Happy birthday Poppy. I love you so much and I still miss you terribly.
Today would have been my grandpa’s 83rd birthday. I miss him terribly. I miss him so much that when I start to cry that I physically hurt.
I cringe when I recall the January night when I got the call. It was absolutely horrible. I had gone to the bathroom in the middle of the night and my phone was on vibrate on the kitchen counter and I heard it going and going and going. I checked it and there were a ton of missed calls and texts with ‘call me.’ Knowing this was not good, and immediately in sheer panic mode, I had the boyfriend call my parents and once my mom confirmed that her, my dad and my sister were okay, I knew. I just knew.
I remember my blood curdling scream (which I found out later woke our upstairs neighbor) and dry heaving in the toilet. I remember sobbing on the bathroom floor and the shock I experienced while curled up on the couch for the better part of the day. I don’t remember packing but I do remember being very angry at the airport the next morning.
In just over two weeks it will be five and a half years since he left us.
It seems absolutely unbelievable to me that it’s been that long already. I guess it’s because I talk to him a lot. And not a day goes by that I don’t think of him yet I am so afraid of forgetting him.
I know he was really sick at the end and really uncomfortable but I wish he were still alive for so many reasons. I know it’s very selfish but I can’t help it. I miss him so much.
I fully credit my love of big band to my grandpa. My sister heard a tribute to Benny Goodman on her way to work this morning. How very appropriate it was today.
I love that he tried sushi even though he shuddered at the thought of eating raw fish. He would tell me he couldn’t believe the little girl that would only eat grilled cheese and chocolate milk would eat such a thing now.
I found out after he left us, that he saved all of the ‘somebody who loves me went to (place) and all I got was this tee-shirt’ tee-shirts that I bought on my travels even though he didn’t even wear tee-shirts.
I miss our hour-long phone calls a few times a week. He hated answering my questions about him, especially the one when I asked how was he feeling and if everything was okay.
Our conversations would cover the weather, the latest news stories and what I was having for dinner. They’d also go much deeper with questions about my day, how was work going and what plans I had for the week. It sounds mundane but we covered enough ground to have long conversations a few times a week. In fact, I talked on the phone more with my grandpa in one week than with other people on the phone in a whole month!
He’d also ask me where I would travel next and if it was outside the US, he would give me reasons why I shouldn’t go. Even though I knew that when I came back and visited he would be so eager to look at all of my pictures and ask loads of questions, which I loved. It wasn’t like five minutes of mindlessly flipping through photos. It was like shutting off the television and turning off all other distractions to properly look at all of my photos so he could focus and ask questions about my trip.
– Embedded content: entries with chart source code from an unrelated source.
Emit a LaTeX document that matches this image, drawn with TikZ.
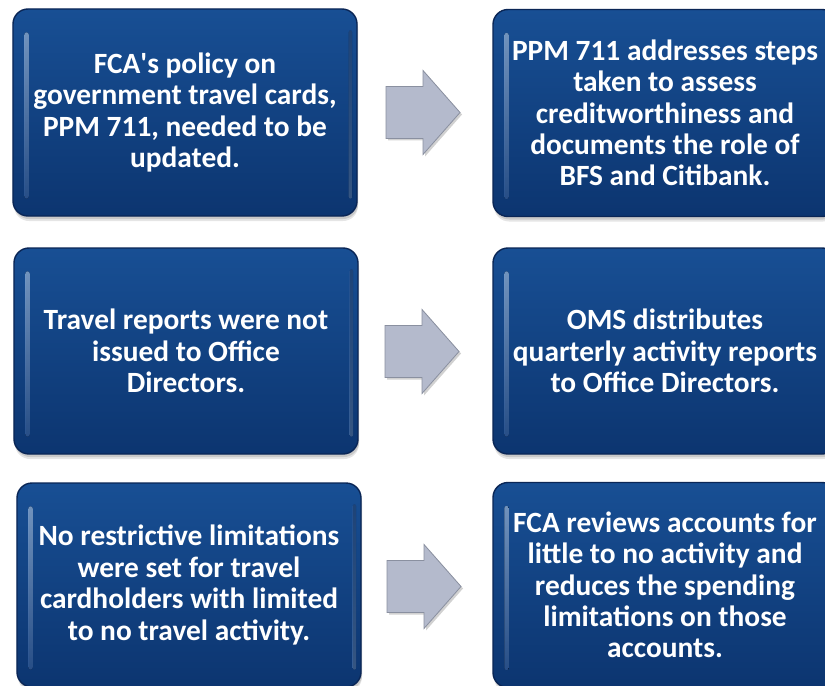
\documentclass[tikz,border=0pt]{standalone}
\usepackage{fontspec}
\setmainfont{Carlito}
\usetikzlibrary{shadows}

\definecolor{cardtop}{RGB}{24,79,148}
\definecolor{cardbot}{RGB}{12,53,112}
\definecolor{cardrim}{RGB}{10,38,86}
\definecolor{glintlight}{RGB}{150,190,240}
\definecolor{glintdark}{RGB}{52,100,170}
\definecolor{arrowfill}{RGB}{180,186,204}
\definecolor{arrowrim}{RGB}{138,144,160}

\tikzset{
  card/.style={rounded corners=15bp, draw=cardrim, line width=1.4bp,
    top color=cardtop, bottom color=cardbot,
    minimum width=344bp, inner sep=0pt,
    drop shadow={shadow xshift=1bp, shadow yshift=-5bp, opacity=.10, fill=black},
    drop shadow={shadow xshift=1bp, shadow yshift=-3bp, opacity=.12, fill=black},
    text=white, align=center,
    font=\bfseries\fontsize{29.5}{31.5}\selectfont},
  glint/.style={rounded corners=2.5bp, top color=glintlight, bottom color=glintdark, opacity=.75},
  glintright/.style={rounded corners=2bp, top color=glintdark, bottom color=glintlight!60!glintdark, opacity=.45},
  flowarrow/.style={draw=arrowrim, fill=arrowfill, line width=.8bp, line join=miter,
    drop shadow={shadow xshift=2bp, shadow yshift=-2bp, opacity=.18, fill=black}},
}

% highlight strips along the inner left and right edges of a card
\newcommand\cardglint[1]{%
  \fill[glint] ([xshift=12bp,yshift=-24bp]#1.north west) rectangle ([xshift=16.5bp,yshift=18bp]#1.south west);
  \fill[glintright] ([xshift=-9bp,yshift=-22bp]#1.north east) rectangle ([xshift=-5.5bp,yshift=18bp]#1.south east);
}

% block arrow whose tail centre sits at the given coordinate
\newcommand\blockarrow[1]{%
  \draw[flowarrow] (#1) ++(0,-26) -- ++(37,0) -- ++(0,-16) -- ++(37,42)
    -- ++(-37,42) -- ++(0,-16) -- ++(-37,0) -- cycle;
}

\begin{document}
\begin{tikzpicture}[x=1bp,y=-1bp]
  \clip (0,0) rectangle (825,686);
  \fill[white] (0,0) rectangle (825,686);

  % left column: findings
  \node[card, minimum height=207bp] (b1) at (185,112.5)
    {FCA\textquotesingle s policy on\\government travel cards,\\PPM 711, needed to be\\updated.};
  \node[card, minimum height=206bp] (b3) at (186,351)
    {Travel reports were not\\issued to Office\\Directors.};
  \node[card, minimum height=204bp] (b5) at (189,585)
    {No restrictive limitations\\were set for travel\\cardholders with limited\\to no travel activity.};

  % right column: actions taken
  \node[card, minimum height=207bp] (b2) at (665,113)
    {PPM 711 addresses steps\\taken to assess\\creditworthiness and\\documents the role of\\BFS and Citibank.};
  \node[card, minimum height=206bp] (b4) at (665,351)
    {OMS distributes\\quarterly activity reports\\to Office Directors.};
  \node[card, minimum height=205bp] (b6) at (665,585)
    {FCA reviews accounts for\\little to no activity and\\reduces the spending\\limitations on those\\accounts.};

  \cardglint{b1}\cardglint{b2}\cardglint{b3}\cardglint{b4}\cardglint{b5}\cardglint{b6}

  % block arrows between the columns
  \coordinate (a1) at (386,112.5);
  \coordinate (a2) at (385,351.5);
  \coordinate (a3) at (387,586.5);
  \blockarrow{a1}\blockarrow{a2}\blockarrow{a3}
\end{tikzpicture}
\end{document}
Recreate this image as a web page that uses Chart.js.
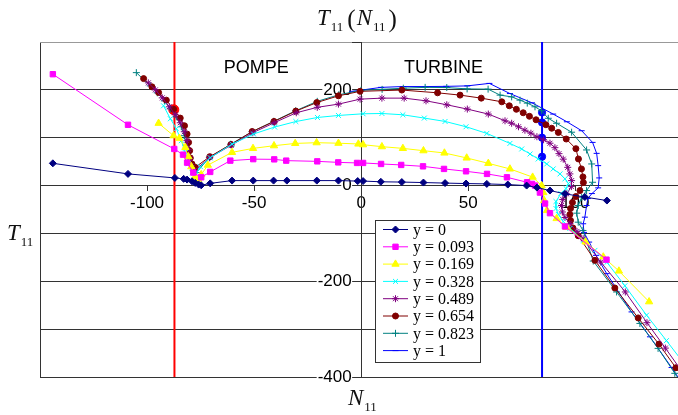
<!DOCTYPE html>
<html>
<head>
<meta charset="utf-8">
<script src="https://cdn.jsdelivr.net/npm/chart.js@4.4.0/dist/chart.umd.min.js"></script>
<style>
  html, body { margin: 0; padding: 0; background: #fff; }
  #wrap { width: 678px; height: 415px; }
</style>
</head>
<body>
<div id="wrap"><canvas id="c" width="678" height="415"></canvas></div>
<script>
// axes limits
const xMin = -150, xMax = 148;
const yMin = -400, yMax = 300;
const xTicks = [-150, -100, -50, 0, 50, 100];

// legend labels
const seriesLabels = ['y = 0', 'y = 0.093', 'y = 0.169', 'y = 0.328', 'y = 0.489', 'y = 0.654', 'y = 0.823', 'y = 1'];

// courbes T11(N11), points [N11, T11]
const serieY0 = [[-144,46.5],[-108.9,24.4],[-87,16],[-82.9,14],[-81.3,12.5],[-79,9],[-77.5,5.6],[-75.9,2.1],[-74.7,0.6],[-70.5,4.6],[-60.3,10.4],[-50.4,10.4],[-40.9,10.4],[-34.7,10.4],[-20.7,10.4],[-10.6,10.4],[-1.6,9.4],[0.9,9.4],[9.2,7.9],[19,7.3],[29.1,6.3],[39.2,5.2],[49,4.2],[58.7,3.5],[68.5,2.1],[77.3,0],[82.1,-4.2],[88.2,-10.4],[95.2,-17.3],[104.5,-24],[114.8,-31.3]];
const serieY093 = [[-144,232.7],[-108.9,127],[-87.3,76.5],[-83.2,64.6],[-81.3,47.9],[-78.4,27.1],[-74.7,17.3],[-70.5,28.5],[-61.1,52.1],[-50.4,55.2],[-40.6,54.8],[-35,52.1],[-20.5,50.6],[-10.7,48.5],[-1.9,47.3],[0.9,47.3],[9.3,45.2],[18.7,43.1],[28.9,40.2],[38.7,34.8],[49,29.8],[58.8,24.4],[68.1,17.3],[77.5,6.9],[79.8,3.5],[81.2,0],[83.5,-14.6],[85.9,-37.5],[88.2,-57.7],[95.2,-85.4],[114.6,-154.8]];
const serieY169 = [[-94.6,130.2],[-87.6,104.2],[-84.9,99],[-82.1,79.8],[-80.7,60.4],[-79.3,39.6],[-77.5,18.8],[-76.1,13.5],[-74.7,22.9],[-71.6,42.7],[-60.3,69.4],[-50.5,77.7],[-40.7,83.3],[-30.8,88.1],[-20.8,89.6],[-10.6,88.5],[-1.3,86.9],[0.9,85.4],[9.7,81.3],[19.5,77.7],[29.1,72.9],[38.9,68.1],[49.3,57.7],[59.4,46.5],[69.5,34.8],[80.1,17.7],[84.3,0],[85.1,-14.6],[85.5,-31.3],[86.8,-52.1],[91.3,-68.8],[96.1,-87.5],[104.8,-117.7],[113.1,-149],[120.4,-178.5],[134.5,-242.7]];
const serieY328 = [[-92.3,166.7],[-89.1,139.6],[-86.3,118.8],[-84,93.8],[-82.1,68.8],[-80.7,45.8],[-78.9,27.1],[-77.5,20.8],[-75.1,39.6],[-70.5,58.3],[-60.3,86.5],[-50.3,107.7],[-40.4,122.3],[-30.5,133.8],[-20.4,142.3],[-10.6,146.5],[0.9,150],[9.7,150.6],[19.5,147.9],[29.5,141],[39.2,134],[49,122.9],[58.7,109],[69.5,88.1],[75,76.5],[78.9,66],[82.7,55.6],[86.7,45.2],[89.7,34.8],[92.9,24.4],[95.2,14],[96.8,4.2],[95.7,-6.3],[93.3,-16.7],[91,-33.3],[91,-47.9],[92.1,-60.4],[94.4,-75],[97.5,-89.6],[103.7,-114.6],[109.2,-135.4],[114.8,-160.4],[123.2,-209.4],[133.3,-270.8],[142.6,-324],[151.7,-377]];
const serieY489 = [[-99.4,214.6],[-96.1,200],[-92.9,183.3],[-89.6,164.6],[-86.8,147.9],[-84.5,131.3],[-82.6,112.5],[-81.4,93.8],[-80.7,75],[-80,56.3],[-79.3,41.7],[-77.9,31.3],[-70.7,58.3],[-60.7,84.4],[-50.6,110.4],[-40.6,131.3],[-30.3,152.1],[-20.5,163.5],[-10.6,170.2],[-0.5,180.6],[9.7,182.7],[20.1,182.7],[30.3,177.1],[40,168.8],[49.6,159.8],[59.4,149.4],[67.2,135.4],[70.3,130.2],[73.5,122.9],[76.5,115.6],[79.3,109.4],[82.1,102.1],[85.2,95.8],[88.2,88.5],[90.5,79.2],[92.4,66.7],[94.4,55.2],[96.5,38.1],[97.5,24.4],[98.3,10.4],[98.2,-2.1],[96,-17.3],[94.2,-29.2],[93.6,-41.7],[94,-55.2],[95.2,-66.7],[97.5,-79.2],[100.8,-95.8],[103.7,-111],[111.9,-159.8],[123.4,-222.3],[133.5,-286.5],[142.1,-339.6],[150.7,-393.8]];
const serieY654 = [[-101.6,223.5],[-97.7,206.3],[-94.6,194.4],[-91,178.5],[-87.6,159.4],[-84.5,141],[-82.5,125],[-81.3,107.7],[-80.6,90.2],[-80.1,72.9],[-79.8,57.7],[-79,45.2],[-77.5,38.1],[-70.7,60.4],[-60.8,86],[-50.9,112.9],[-40.7,134],[-30.5,155.6],[-20.7,173.5],[-10.6,187.5],[-0.5,196.9],[19,199.6],[35.7,193.8],[46.2,189],[56.1,182.7],[65.7,175],[69.2,166.7],[72.5,159.4],[75.7,152.1],[78.6,144.8],[81.7,137.5],[86.3,127.1],[89,119.8],[92.1,111],[95.8,97.3],[100.3,77.1],[101.5,55.6],[102.9,34.8],[103.6,18.1],[103.8,6.3],[102.2,-10.4],[100.3,-22.9],[98.7,-35.4],[97.8,-47.9],[97.5,-60.4],[97.8,-72.9],[98.9,-88.5],[101.4,-104.8],[109.2,-156.3],[118.5,-214],[129.4,-276.5],[139.1,-331.3],[147,-380.6],[154.9,-427]];
const serieY823 = [[-105,236],[-98.5,208.3],[-95.2,193.8],[-91.9,177.1],[-89.1,160.4],[-86.3,143.8],[-84,122.9],[-82.6,104.2],[-81.7,83.3],[-80.7,62.5],[-79.8,45.8],[-78.4,31.3],[-77,27],[-70.9,58.3],[-60.9,86.5],[-50.9,112.5],[-40.8,134.4],[-30.6,156.3],[-20.5,176],[-10.5,189.6],[-0.1,199],[9.8,201],[19.7,203.5],[29.9,205.2],[40,204.8],[49.5,202],[59.3,201.5],[64.9,189],[70.3,185.4],[74.2,178.5],[77.6,172.3],[81.2,164.6],[84.2,156.3],[87.4,140.6],[91.3,130.2],[98.3,111.5],[105.3,74.4],[107.7,45.2],[108.1,6.9],[105.3,-10.4],[103,-24.4],[101.4,-41.7],[100.7,-57.7],[101.4,-76.5],[103.6,-93.8],[108.4,-157.7],[119.3,-222.3],[130.2,-288.1],[138.7,-340.2],[146.5,-392.3],[153.5,-437.5]];
const serieY1 = [[-4.2,196.9],[0,199.4],[9.3,205.2],[19.6,206.9],[29.9,206.9],[39.7,207.3],[49.6,208.3],[59.9,213.5],[69.5,192.3],[79.8,172.9],[89.7,149.4],[96.1,133.3],[103,114.6],[108.1,90.2],[110,67.3],[110.7,41.7],[111.2,16],[110.7,-4.8],[107.8,-16.7],[105.9,-27.1],[105.3,-41.7],[104.5,-66],[103.7,-79.8],[104.1,-97.9],[106.5,-118.1],[109.7,-145.8],[114.7,-184],[126.3,-264],[134.9,-316],[145,-380.2],[152.6,-431]];

// limites pompe / turbine et points remarquables
const limitePompe = -87.2;
const limiteTurbine = 84.5;
const pointsPompe = [[-87.5, 158.5]];
const pointsTurbine = [[84.5, 152.7], [84.5, 131.9], [84.5, 100], [84.5, 60.4]];

const allSeries = [serieY0, serieY093, serieY169, serieY328, serieY489, serieY654, serieY823, serieY1];
const seriesColors = ['#000080', '#FF00FF', '#FFFF00', '#00FFFF', '#800080', '#800000', '#008080', '#0000FF'];
const seriesMarkers = ['rectRot', 'rect', 'triangle', 'crossRot', 'star', 'circle', 'cross', 'line'];
const seriesRadius = [3.5, 3.8, 4.2, 3.5, 3.5, 3, 3.5, 3];

const datasets = allSeries.map((s, i) => ({
  label: seriesLabels[i],
  data: s,
  showLine: true,
  borderColor: seriesColors[i],
  backgroundColor: seriesColors[i],
  borderWidth: 1,
  pointStyle: seriesMarkers[i],
  pointRadius: seriesRadius[i],
  pointBorderColor: seriesColors[i],
  pointBackgroundColor: seriesColors[i],
  pointBorderWidth: 1,
  tension: 0
}));

datasets.push({
  label: 'limite pompe', data: [[limitePompe, yMin], [limitePompe, yMax]], showLine: true,
  borderColor: '#FF0000', borderWidth: 2, pointRadius: 0
});
datasets.push({
  label: 'limite turbine', data: [[limiteTurbine, yMin], [limiteTurbine, yMax]], showLine: true,
  borderColor: '#0000FF', borderWidth: 2, pointRadius: 0
});
datasets.push({
  label: 'pts pompe', data: pointsPompe, pointStyle: 'circle', pointRadius: 5,
  backgroundColor: '#FF0000', borderColor: '#FF0000'
});
datasets.push({
  label: 'pts turbine', data: pointsTurbine, pointStyle: 'circle', pointRadius: 3.6,
  backgroundColor: '#0000FF', borderColor: '#0000FF'
});

// texte avec indices (T11, N11)
function drawMath(ctx, x, y, parts) {
  parts.forEach(p => {
    ctx.font = p[1];
    ctx.fillText(p[0], x, y + (p[2] || 0));
    x += ctx.measureText(p[0]).width + (p[3] || 0);
  });
}

const it = 'italic 23px "Liberation Serif", "Times New Roman", serif';
const sub = '13px "Liberation Serif", "Times New Roman", serif';
const par = '25px "Liberation Serif", "Times New Roman", serif';

const decorPlugin = {
  id: 'decor',
  afterDraw(chart) {
    const ctx = chart.ctx;
    const sx = chart.scales.x, sy = chart.scales.y;
    ctx.save();
    ctx.fillStyle = '#111';
    ctx.textBaseline = 'alphabetic';
    ctx.textAlign = 'left';
    // titres
    drawMath(ctx, 317, 25, [['T', it, 0, 1], ['11', sub, 6, 4], ['(', par, 2, 1], ['N', it, 0, 1], ['11', sub, 6, 3], [')', par, 2]]);
    drawMath(ctx, 7, 240, [['T', it, 0, 1], ['11', sub, 6]]);
    drawMath(ctx, 348, 405, [['N', it, 0, 1], ['11', sub, 6]]);

    // zones
    ctx.font = '18px "Liberation Sans", Arial, sans-serif';
    ctx.textAlign = 'center';
    ctx.textBaseline = 'middle';
    ctx.fillStyle = '#000';
    ctx.fillText('POMPE', sx.getPixelForValue(-49), sy.getPixelForValue(246));
    ctx.fillText('TURBINE', sx.getPixelForValue(38.5), sy.getPixelForValue(245));

    // legende
    const bx = 375, by = 220, bw = 105, bh = 142;
    ctx.fillStyle = '#fff';
    ctx.fillRect(bx, by, bw, bh);
    ctx.strokeStyle = '#333';
    ctx.lineWidth = 1;
    ctx.strokeRect(bx + 0.5, by + 0.5, bw, bh);
    ctx.font = '16px "Liberation Serif", "Times New Roman", serif';
    ctx.textAlign = 'left';
    chart.data.datasets.slice(0, 8).forEach((ds, i) => {
      const ly = by + 9.5 + i * 17.3;
      ctx.strokeStyle = ds.borderColor;
      ctx.beginPath();
      ctx.moveTo(383, ly);
      ctx.lineTo(408, ly);
      ctx.stroke();
      ctx.fillStyle = ds.pointBackgroundColor;
      Chart.helpers.drawPoint(ctx, {pointStyle: ds.pointStyle, rotation: 0, radius: ds.pointRadius, borderWidth: 1}, 395.5, ly);
      ctx.fillStyle = '#000';
      ctx.fillText(ds.label, 413, ly + 1);
    });
    ctx.restore();
  }
};

new Chart(document.getElementById('c'), {
  type: 'scatter',
  data: { datasets: datasets },
  options: {
    responsive: false,
    animation: false,
    layout: { autoPadding: false, padding: { left: 40, top: 42, right: 0, bottom: 38 } },
    plugins: { legend: { display: false }, tooltip: { enabled: false } },
    scales: {
      x: {
        type: 'linear', min: xMin, max: xMax,
        position: { y: 0 },
        afterBuildTicks: scale => { scale.ticks = xTicks.map(v => ({ value: v })); },
        ticks: {
          autoSkip: false, maxRotation: 0,
          padding: 3, color: '#000',
          font: { family: '"Liberation Sans", Arial, sans-serif', size: 17 },
          callback: v => (v === xMin ? '' : String(v))
        },
        grid: {
          drawOnChartArea: true, tickLength: 5, tickColor: '#333',
          color: c => (c.tick && c.tick.value === xMin ? '#333' : 'rgba(0,0,0,0)')
        },
        border: { display: true, color: '#333', width: 1 }
      },
      y: {
        type: 'linear', min: yMin, max: yMax,
        position: { x: 0 },
        ticks: {
          stepSize: 100, color: '#000',
          font: { family: '"Liberation Sans", Arial, sans-serif', size: 17 },
          // deux espaces pour décoller le libellé de l'axe
          callback: v => (v % 200 === 0 ? String(v) + '  ' : ''),
          showLabelBackdrop: true,
          backdropColor: c => (c.tick && c.tick.value % 200 === 0 ? '#fff' : 'rgba(0,0,0,0)'),
          backdropPadding: { left: 1, right: -9, top: 0, bottom: 0 }
        },
        grid: {
          tickLength: 9, tickColor: '#333',
          color: c => (c.tick && c.tick.value === yMax ? '#999' : '#333')
        },
        border: { display: true, color: '#333', width: 1 }
      }
    }
  },
  plugins: [decorPlugin]
});
</script>
</body>
</html>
He’d always come up with a silly tune about life and sing a line or two. Sometimes it had no words. That one I know by heart. De diddilly de diddilly dee dee dee dee. If you were lucky enough to hear that tune in person he would usually pull on your ear while he sang to you.
He loved watching Anthony Bourdain on television, and he would be so excited to tell me if Anthony was somewhere I had been.
Apparently, he eliminated one of the choices that my parents were planning on using for my first name. It didn’t work with the nickname he had already planned for me, his first grandchild.
He loved a good piece of pie with a scoop of ice cream and a coffee for dessert. A diabetic who loved pie…
He had a sense of humor too. When we were kids and we would leave after a visit, he would always give my sister something ridiculous, like an empty toilet paper roll, and tell her to hang onto it for him until they would see each other again.
Every year on his birthday, and the day he left this world, I get a six-pack and toast him with a Sam Adams, his favorite beer.
Sometimes I wonder if our relationship would have been the same now, nearly five and a half years later. Would he still be up for hour-long phone calls a few times a week? I think so.
Happy birthday Poppy, wherever you are. I love you.